▶ [STORED DATA]:
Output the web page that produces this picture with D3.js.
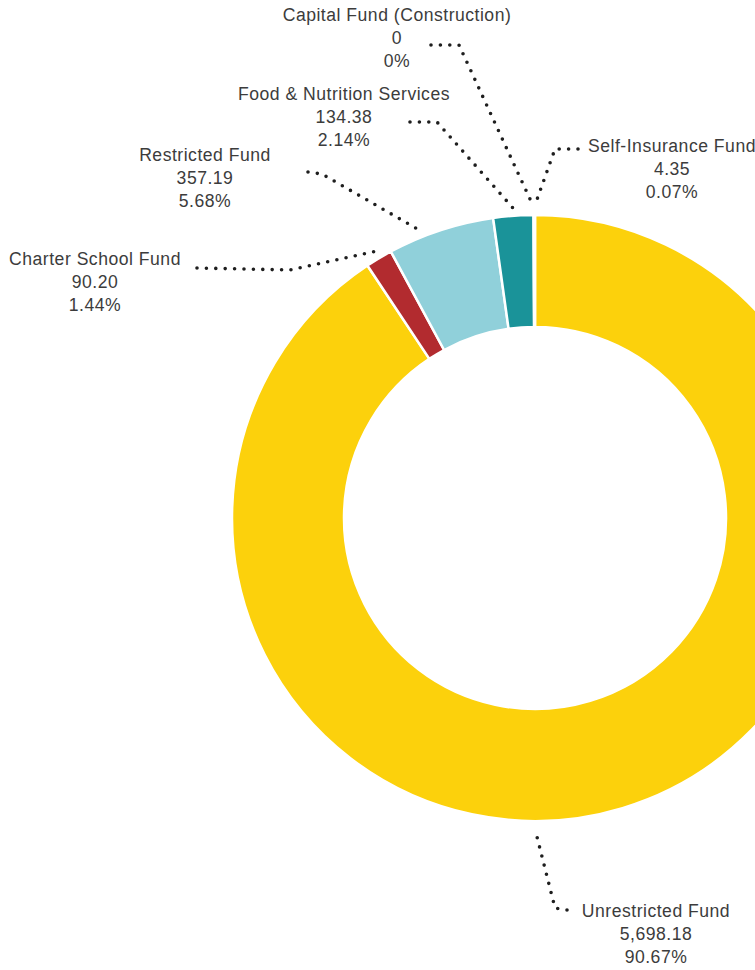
<!DOCTYPE html>
<html>
<head>
<meta charset="utf-8">
<script src="https://cdn.jsdelivr.net/npm/d3@7"></script>
<style>
  html, body { margin: 0; padding: 0; background: #fff; overflow: hidden; }
  svg { display: block; }
  .lbl { font-family: "Liberation Sans", Arial, sans-serif; font-size: 17.6px; fill: #3c3c3c; letter-spacing: 0.5px; }
</style>
</head>
<body>
<svg id="chart" width="755" height="970"></svg>
<script>
// Fund totals (millions), listed clockwise from 12 o'clock
const categories = [
  "Unrestricted Fund",
  "Charter School Fund",
  "Restricted Fund",
  "Food & Nutrition Services",
  "Capital Fund (Construction)",
  "Self-Insurance Fund"
];
const values = [5698.18, 90.20, 357.19, 134.38, 0, 4.35];
const colors = ["#fcd10c", "#b22b2f", "#90d0da", "#1a9399", "#90d0da", "#90d0da"];

// Label placement: text centre / first baseline, leader start, elbow, preferred anchor angle (deg)
const labelLayout = [
  { tx: 656, ty: 917, start: [567, 910], elbow: [555, 908], prefer: 180 },
  { tx: 95,  ty: 265, start: [197, 268], elbow: [290, 270], prefer: 320 },
  { tx: 205, ty: 161, start: [308, 172], elbow: [322, 174], prefer: 338 },
  { tx: 344, ty: 100, start: [410, 122], elbow: [437, 122], prefer: 350 },
  { tx: 397, ty: 21,  start: [431, 45],  elbow: [459, 45],  prefer: 356 },
  { tx: 672, ty: 152, start: [578, 149], elbow: [555, 149], prefer: 358 }
];

const cx = 535, cy = 518, rOuter = 303, rInner = 191, lineGap = 22.8;

const svg = d3.select("#chart");
const total = d3.sum(values);
const fmtVal = v => v === 0 ? "0" : d3.format(",.2f")(v);
const fmtPct = v => v === 0 ? "0%" : d3.format(".2%")(v / total);

const data = categories.map((c, i) => ({ name: c, value: values[i], color: colors[i], layout: labelLayout[i] }));

const pie = d3.pie().value(d => d.value).sort(null).startAngle(0).endAngle(2 * Math.PI);
const arcs = pie(data);
const arc = d3.arc().innerRadius(rInner).outerRadius(rOuter);

const g = svg.append("g").attr("transform", `translate(${cx},${cy})`);
g.selectAll("path.slice")
  .data(arcs)
  .join("path")
  .attr("class", "slice")
  .attr("d", arc)
  .attr("fill", d => d.data.color)
  .attr("stroke", "#fff")
  .attr("stroke-width", 2.5)
  .attr("stroke-linejoin", "miter");

// Leader lines: label -> elbow -> point just outside the slice
const toRad = deg => deg * Math.PI / 180;
function anchorPoint(a) {
  let ang = toRad(a.data.layout.prefer);
  if (ang < a.startAngle || ang > a.endAngle) ang = (a.startAngle + a.endAngle) / 2;
  const r = rOuter + 8;
  return [cx + r * Math.sin(ang), cy - r * Math.cos(ang)];
}

svg.selectAll("path.leader")
  .data(arcs)
  .join("path")
  .attr("class", "leader")
  .attr("d", d => d3.line()([d.data.layout.start, d.data.layout.elbow, anchorPoint(d)]))
  .attr("fill", "none")
  .attr("stroke", "#1e1e1e")
  .attr("stroke-width", 3.6)
  .attr("stroke-linecap", "round")
  .attr("stroke-linejoin", "round")
  .attr("stroke-dasharray", "0 9.4");

// Three-line labels: name, amount, share
const labels = svg.selectAll("text.lbl")
  .data(arcs)
  .join("text")
  .attr("class", "lbl")
  .attr("text-anchor", "middle")
  .attr("x", d => d.data.layout.tx)
  .attr("y", d => d.data.layout.ty);

labels.each(function (d) {
  const t = d3.select(this);
  [d.data.name, fmtVal(d.data.value), fmtPct(d.data.value)].forEach((s, i) => {
    t.append("tspan")
      .attr("x", d.data.layout.tx)
      .attr("y", d.data.layout.ty + i * lineGap)
      .text(s);
  });
});
</script>
</body>
</html>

▶ [DIRECTIVE]:
Reproduce the material above in full and without alteration, but skip all pictures.

▶ [THE ANSWER]:
Output the web page that produces this picture with D3.js.
<!DOCTYPE html>
<html>
<head>
<meta charset="utf-8">
<script src="https://cdn.jsdelivr.net/npm/d3@7"></script>
<style>
  html, body { margin: 0; padding: 0; background: #fff; overflow: hidden; }
  svg { display: block; }
  .lbl { font-family: "Liberation Sans", Arial, sans-serif; font-size: 17.6px; fill: #3c3c3c; letter-spacing: 0.5px; }
</style>
</head>
<body>
<svg id="chart" width="755" height="970"></svg>
<script>
// Fund totals (millions), listed clockwise from 12 o'clock
const categories = [
  "Unrestricted Fund",
  "Charter School Fund",
  "Restricted Fund",
  "Food & Nutrition Services",
  "Capital Fund (Construction)",
  "Self-Insurance Fund"
];
const values = [5698.18, 90.20, 357.19, 134.38, 0, 4.35];
const colors = ["#fcd10c", "#b22b2f", "#90d0da", "#1a9399", "#90d0da", "#90d0da"];

// Label placement: text centre / first baseline, leader start, elbow, preferred anchor angle (deg)
const labelLayout = [
  { tx: 656, ty: 917, start: [567, 910], elbow: [555, 908], prefer: 180 },
  { tx: 95,  ty: 265, start: [197, 268], elbow: [290, 270], prefer: 320 },
  { tx: 205, ty: 161, start: [308, 172], elbow: [322, 174], prefer: 338 },
  { tx: 344, ty: 100, start: [410, 122], elbow: [437, 122], prefer: 350 },
  { tx: 397, ty: 21,  start: [431, 45],  elbow: [459, 45],  prefer: 356 },
  { tx: 672, ty: 152, start: [578, 149], elbow: [555, 149], prefer: 358 }
];

const cx = 535, cy = 518, rOuter = 303, rInner = 191, lineGap = 22.8;

const svg = d3.select("#chart");
const total = d3.sum(values);
const fmtVal = v => v === 0 ? "0" : d3.format(",.2f")(v);
const fmtPct = v => v === 0 ? "0%" : d3.format(".2%")(v / total);

const data = categories.map((c, i) => ({ name: c, value: values[i], color: colors[i], layout: labelLayout[i] }));

const pie = d3.pie().value(d => d.value).sort(null).startAngle(0).endAngle(2 * Math.PI);
const arcs = pie(data);
const arc = d3.arc().innerRadius(rInner).outerRadius(rOuter);

const g = svg.append("g").attr("transform", `translate(${cx},${cy})`);
g.selectAll("path.slice")
  .data(arcs)
  .join("path")
  .attr("class", "slice")
  .attr("d", arc)
  .attr("fill", d => d.data.color)
  .attr("stroke", "#fff")
  .attr("stroke-width", 2.5)
  .attr("stroke-linejoin", "miter");

// Leader lines: label -> elbow -> point just outside the slice
const toRad = deg => deg * Math.PI / 180;
function anchorPoint(a) {
  let ang = toRad(a.data.layout.prefer);
  if (ang < a.startAngle || ang > a.endAngle) ang = (a.startAngle + a.endAngle) / 2;
  const r = rOuter + 8;
  return [cx + r * Math.sin(ang), cy - r * Math.cos(ang)];
}

svg.selectAll("path.leader")
  .data(arcs)
  .join("path")
  .attr("class", "leader")
  .attr("d", d => d3.line()([d.data.layout.start, d.data.layout.elbow, anchorPoint(d)]))
  .attr("fill", "none")
  .attr("stroke", "#1e1e1e")
  .attr("stroke-width", 3.6)
  .attr("stroke-linecap", "round")
  .attr("stroke-linejoin", "round")
  .attr("stroke-dasharray", "0 9.4");

// Three-line labels: name, amount, share
const labels = svg.selectAll("text.lbl")
  .data(arcs)
  .join("text")
  .attr("class", "lbl")
  .attr("text-anchor", "middle")
  .attr("x", d => d.data.layout.tx)
  .attr("y", d => d.data.layout.ty);

labels.each(function (d) {
  const t = d3.select(this);
  [d.data.name, fmtVal(d.data.value), fmtPct(d.data.value)].forEach((s, i) => {
    t.append("tspan")
      .attr("x", d.data.layout.tx)
      .attr("y", d.data.layout.ty + i * lineGap)
      .text(s);
  });
});
</script>
</body>
</html>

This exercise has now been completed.